The BMI chart for adults 65 and older
Several large studies suggest the BMI range associated with the lowest mortality risk shifts slightly higher in older adults. A 2014 meta-analysis covering more than 200,000 older adults found the lowest risk of death between BMI 23 and 27. For seniors, the underweight and lower-healthy rows of the chart deserve more caution than the overweight rows, largely because of muscle loss, bone density loss and frailty.
Source: Winter, J. E. et al. (2014). BMI and all-cause mortality in older adults: a meta-analysis. The American Journal of Clinical Nutrition, 99(4), 875–890.
Beyond the chart — better measures of body composition
If your position on the chart sits near a category line, a second measurement usually clarifies the picture more than re-reading your BMI.
- BMI calculator — get your exact BMI number and BMI Prime instead of a chart band.
- Body fat percentage — measures actual fat tissue with the US Navy tape method. Best when high or low muscle mass makes BMI mislead.
- Body Roundness Index (BRI) — uses waist circumference and height. A 2024 JAMA study found BRI predicted all-cause mortality more accurately than BMI for many people.
- Reverse BMI calculator — work backwards from a goal BMI to the exact weight you need to reach it.
Frequently asked questions
Find your height in the left column, then read across the row. Each row shows the weight range that falls into each BMI category for that height. The column your weight lands in tells you whether you are underweight, healthy, overweight or obese.
Your healthy weight range is the span of weights that put you between BMI 18.5 and 24.9 at your height. For example, a 5 foot 9 inch adult has a healthy range of about 125 to 169 lbs (57 to 77 kg). Use the chart above to find the exact range for your height.
A person who is 5 feet 9 inches tall (175 cm) has a healthy weight range of roughly 125 to 169 lbs (57 to 77 kg), which corresponds to a BMI of 18.5 to 24.9. Above 169 lbs is overweight and above 203 lbs is in the obese range.
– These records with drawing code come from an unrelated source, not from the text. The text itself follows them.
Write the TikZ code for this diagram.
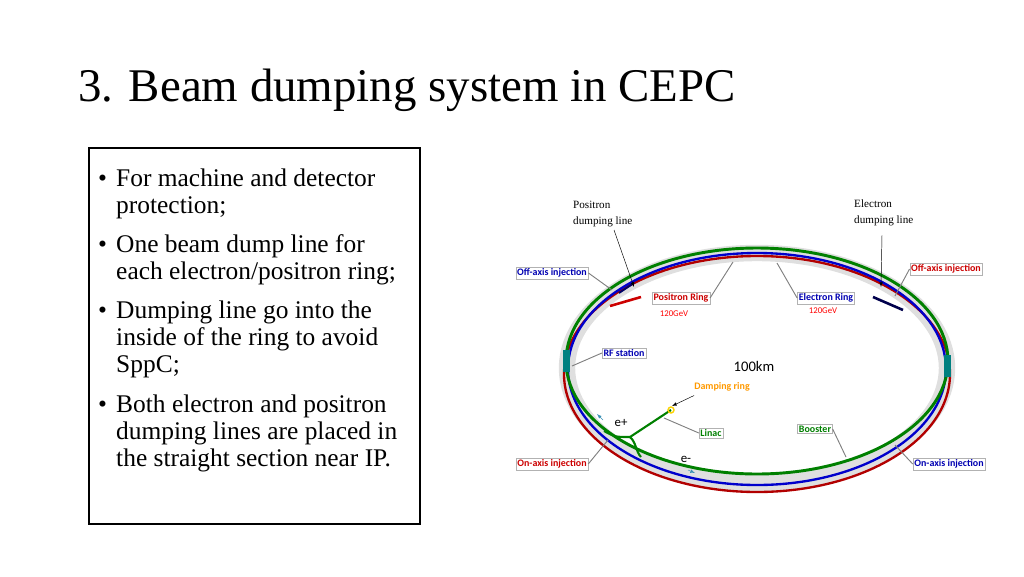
\documentclass[tikz,border=0pt]{standalone}
\usepackage{fontspec}
\setmainfont{Liberation Serif}
\newfontfamily\lab{Carlito}
\begin{document}
\begin{tikzpicture}[x=0.03cm,y=-0.03cm,
  bul/.style={anchor=base west,font=\fontsize{21.7}{23}\selectfont,inner sep=0},
  tag/.style={draw=gray!60,fill=white,font=\lab\bfseries\fontsize{8.5}{9}\selectfont,inner sep=1.2pt},
  lead/.style={gray,line width=0.8pt},
  dl/.style={anchor=north west,font=\fontsize{9.5}{13.5}\selectfont,inner sep=0,align=left}]
\useasboundingbox (0,0) rectangle (1024,576);
\node[anchor=base west,inner sep=0,font=\fontsize{40}{44}\selectfont] (title) at (78,101) {3. Beam dumping system in CEPC};
\draw[line width=1.2pt] (89,148) rectangle (420,524);
\foreach \yy in {186,252,318,412} \node[bul] at (98,\yy) {\textbullet};
\node[bul] (l1) at (116,186) {For machine and detector};
\node[bul] (l2) at (116,213) {protection;};
\node[bul] (l3) at (116,252) {One beam dump line for};
\node[bul] (l4) at (116,279) {each electron/positron ring;};
\node[bul] (l5) at (116,318) {Dumping line go into the};
\node[bul] (l6) at (116,345) {inside of the ring to avoid};
\node[bul] (l7) at (116,372) {SppC;};
\node[bul] (l8) at (116,412) {Both electron and positron};
\node[bul] (l9) at (116,439) {dumping lines are placed in};
\node[bul] (l10) at (116,466) {the straight section near IP.};
% halo
\draw[gray!25,line width=14pt] (757,368) ellipse (190 and 115);
% rings
\draw[red!70!black,line width=2pt] (757,374) ellipse (193 and 118);
\draw[blue!80!black,line width=2pt] (757,369) ellipse (189 and 116);
\draw[green!50!black,line width=2.5pt] (757,361) ellipse (191 and 113);
\fill[teal] (563,350) rectangle (570,372);
\fill[teal] (944,355) rectangle (951,377);
% dump lines
\draw[blue!40!black,line width=1.6pt] (619,293) -- (634,283);
\draw[red!80!black,line width=2.2pt] (610,306) -- (641,297);
\draw[blue!30!black,line width=2.2pt] (873,297) -- (903,310);
% linac
\coordinate (j) at (630,437);
\draw[green!50!black,line width=1.8pt] (604,431) .. controls (615,437) .. (j) -- (671,410);
\draw[green!50!black,line width=1.8pt] (j) .. controls (636,442) and (636,452) .. (641,457);
\draw[yellow!70!orange,line width=1.2pt] (671,410) circle (3);
\draw[-latex,cyan!70!black] (603,420) -- (597,414);
\draw[-latex,cyan!70!black] (688,470) -- (695,473);
% labels
\node[tag,text=blue!70!black] (oai1) at (552,273) {Off-axis injection};
\node[tag,text=red!80!black] (oai2) at (946,269) {Off-axis injection};
\node[tag,text=red!80!black] (pr) at (681,298) {Positron Ring};
\node[tag,text=blue!70!black] (er) at (826,298) {Electron Ring};
\node[tag,text=blue!70!black] (rf) at (624,353) {RF station};
\node[tag,text=green!50!black] (lin) at (711,433) {Linac};
\node[tag,text=green!50!black] (boo) at (815,429) {Booster};
\node[tag,text=red!80!black] (oni1) at (552,464) {On-axis injection};
\node[tag,text=blue!70!black] (oni2) at (949,464) {On-axis injection};
\node[font=\lab\fontsize{7.5}{8}\selectfont,text=red] (g1) at (674,314) {120GeV};
\node[font=\lab\fontsize{7.5}{8}\selectfont,text=red] (g2) at (823,311) {120GeV};
\node[font=\lab\fontsize{12.5}{14}\selectfont] (km) at (754,366) {100km};
\node[font=\lab\bfseries\fontsize{8.5}{9}\selectfont,text=orange!80!yellow] (dr) at (722,387) {Damping ring};
\node[font=\lab\fontsize{11}{12}\selectfont] (ep) at (621,423) {e+};
\node[font=\lab\fontsize{11}{12}\selectfont] (em) at (686,459) {e-};
\node[dl] (pdl) at (573,201) {Positron\\dumping line};
\node[dl] (edl) at (854,200) {Electron\\dumping line};
\draw[lead] (oai1.east) -- (612,290);
\draw[lead] (oai2.west) -- (895,296);
\draw[lead] (pr.east) -- (733,262);
\draw[lead] (er.west) -- (777,263);
\draw[lead] (rf.west) -- (572,366);
\draw[lead] (lin.west) -- (664,418);
\draw[lead] (boo.east) -- (846,457);
\draw[lead] (oni1.east) -- (608,440);
\draw[lead] (oni2.west) -- (895,445);
\draw[-latex,black] (dr.south west) ++(4,0) -- (672,406);
\draw[-latex,thin] (614,230) -- (634,287);
\draw[-latex,thin] (882,235) -- (881,287);
\end{tikzpicture}
\end{document}
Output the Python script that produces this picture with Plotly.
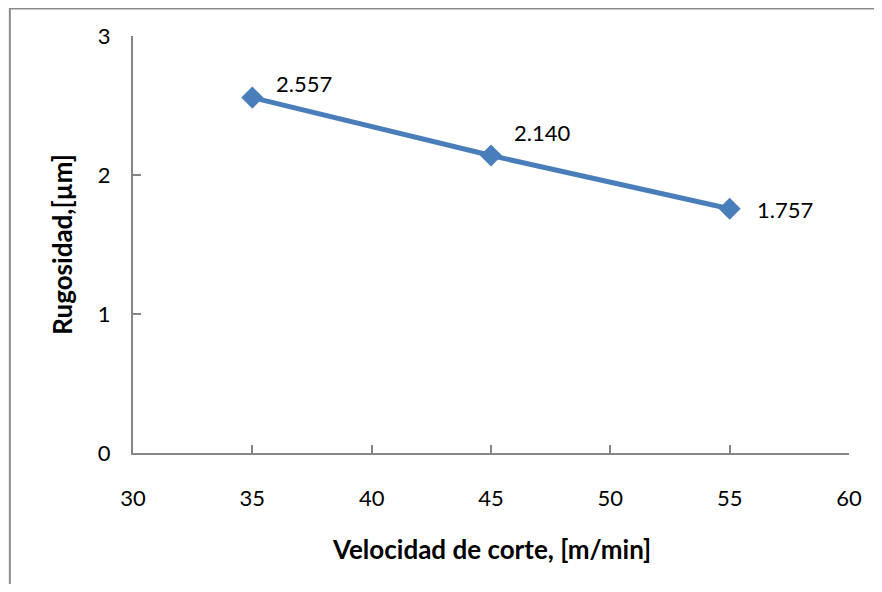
import plotly.graph_objects as go

# Data
velocidad = [35, 45, 55]
rugosidad = [2.557, 2.140, 1.757]
x_ticks = [30, 35, 40, 45, 50, 55, 60]
y_ticks = [0, 1, 2, 3]
x_title = "Velocidad de corte, [m/min]"
y_title = "Rugosidad,[µm]"

# label offsets (pixels) — layout, not data
label_dx = [22, 21, 25]
label_dy = [14, 23, -1]

FONT = "Lato, Carlito, Calibri, sans-serif"
BLUE = "#4A7EBB"
AXIS = "#868686"
PAGE_OFF = 8  # browser body margin
W, H = 866, 576  # fits inside the 882x592 window with body margins

fig = go.Figure()
fig.add_trace(go.Scatter(
    x=velocidad, y=rugosidad, mode="lines+markers",
    line=dict(color=BLUE, width=5),
    marker=dict(symbol="diamond", size=17, color=BLUE, line=dict(width=0)),
    hoverinfo="x+y", showlegend=False,
))

annotations = []
for xv, yv, dx, dy in zip(velocidad, rugosidad, label_dx, label_dy):
    annotations.append(dict(
        x=xv, y=yv, xref="x", yref="y", text=f"{yv:.3f}", showarrow=False,
        xanchor="left", yanchor="middle", xshift=dx, yshift=dy,
        font=dict(family=FONT, size=22, color="#000000"),
    ))
annotations.append(dict(
    x=0.5, y=-0.230, xref="paper", yref="paper", text=f"<b>{x_title}</b>",
    showarrow=False, xanchor="center", yanchor="middle",
    font=dict(family=FONT, size=26, color="#000000"),
))
annotations.append(dict(
    x=-0.1003, y=0.5, xref="paper", yref="paper", text=f"<b>{y_title}</b>",
    showarrow=False, xanchor="center", yanchor="middle", textangle=-90,
    font=dict(family=FONT, size=26, color="#000000"),
))

fig.update_layout(
    width=W, height=H,
    margin=dict(l=133 - PAGE_OFF, r=W - (851 - PAGE_OFF), t=36 - PAGE_OFF,
                b=H - (453 - PAGE_OFF), pad=0),
    paper_bgcolor="white", plot_bgcolor="white",
    font=dict(family=FONT, size=22, color="#000000"),
    annotations=annotations,
    shapes=[dict(type="rect", xref="paper", yref="paper",
                 x0=(9.5 - 133) / 718, x1=1.2, y0=-0.6, y1=1 + (36 - 8.5) / 417,
                 line=dict(color="#8C8C8C", width=2), fillcolor="rgba(0,0,0,0)",
                 layer="below")],
    xaxis=dict(range=[30, 60], tickvals=x_ticks, showgrid=False, zeroline=False,
               showline=True, linecolor=AXIS, linewidth=2,
               ticks="inside", ticklen=8, tickcolor=AXIS, tickwidth=2,
               ticklabelstandoff=25, tickfont=dict(size=22)),
    yaxis=dict(range=[0, 3], tickvals=y_ticks, showgrid=False, zeroline=False,
               showline=True, linecolor=AXIS, linewidth=2,
               ticks="inside", ticklen=8, tickcolor=AXIS, tickwidth=2,
               ticklabelstandoff=16, tickfont=dict(size=22)),
)

fig.write_html("out.html")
No. The standard BMI chart uses the same height and weight thresholds for both men and women. Women on average carry a higher body fat percentage than men at the same BMI, but the WHO category cutoffs in the chart are identical for both sexes.
Overweight begins at a BMI of 25. On the chart, it is the weight range just above the healthy column for your height. For a 5 foot 6 inch adult, overweight starts around 155 lbs (70 kg) and obese starts around 186 lbs (85 kg).
The chart still applies, but research suggests adults over 65 may have the lowest mortality risk at a slightly higher BMI of 23 to 27. For seniors, the underweight and lower-healthy rows of the chart deserve more caution than the overweight rows because of muscle and bone loss.
The chart is mathematically exact for converting height and weight into a BMI category. Its limitation is BMI itself, which does not distinguish muscle from fat. Very muscular or very lean people may land in a category that does not reflect their actual body composition.
The World Health Organization defines a healthy BMI as 18.5 to 24.9 for adults. Below 18.5 is underweight, 25 to 29.9 is overweight, and 30 and above is obese. These are the cutoffs used throughout the chart on this page.